Dans une ville déchirée par la guerre civile (Dubrovnik, Beyrouth ? - peu importe, vraiment), où la question pourtant essentielle de la responsabilité du déclenchement du conflit a depuis longtemps sombré pour ses habitants dans des abîmes de terreur et de sang, "notre" flingueur va se poster chaque jour au sommet d’un immeuble, repère son territoire comme un faucon ivre et omniscient et lâche ses coups, magnanime ou vengeur, selon l’humeur du moment. L’irruption de Myrna, une jeune fille qu’il emploie pour prendre soin de sa mère devenue folle, va-t-elle lui suggérer la possibilité d’autres rapports humains, d’autres liens que ceux qu’il tisse brièvement dans la mire de sa lunette ? "La plupart de ceux que j’ai tués n’ont vécu que pendant les trois secondes où je les regardais. Ce sont des fantômes, des personnages, des masques. Je les fais vivre en les regardant, je les anime en les tuant."

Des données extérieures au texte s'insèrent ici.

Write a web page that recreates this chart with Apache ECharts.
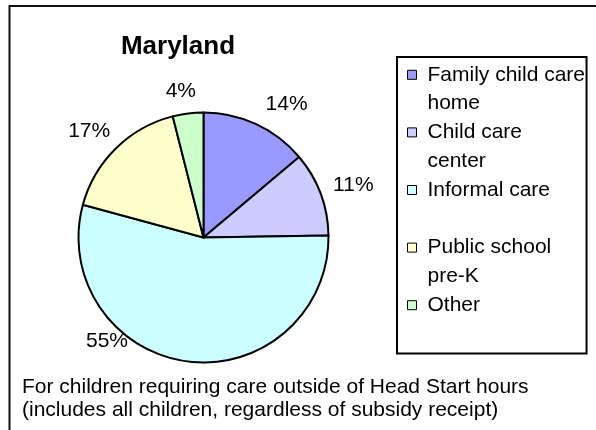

Mathias Enard, 31 ans, fait preuve dans ce premier roman d’une exceptionnelle maîtrise. Il brosse une description ultraréaliste mais jamais complaisante de la guerre (vue comme une déesse ivre qui allume ça et là ses brasiers, hors de toute rationalité tactique) et, plus délicat, s’immerge dans la conscience d’un psychopathe ambigu et tourmenté, chien de guerre mis à bas et sevré par elle, étranger aux rares effervescences de la trêve, incompatible avec les douceurs de la paix et pourtant - irrémédiablement - humain. Un magnifique exercice d’empathie.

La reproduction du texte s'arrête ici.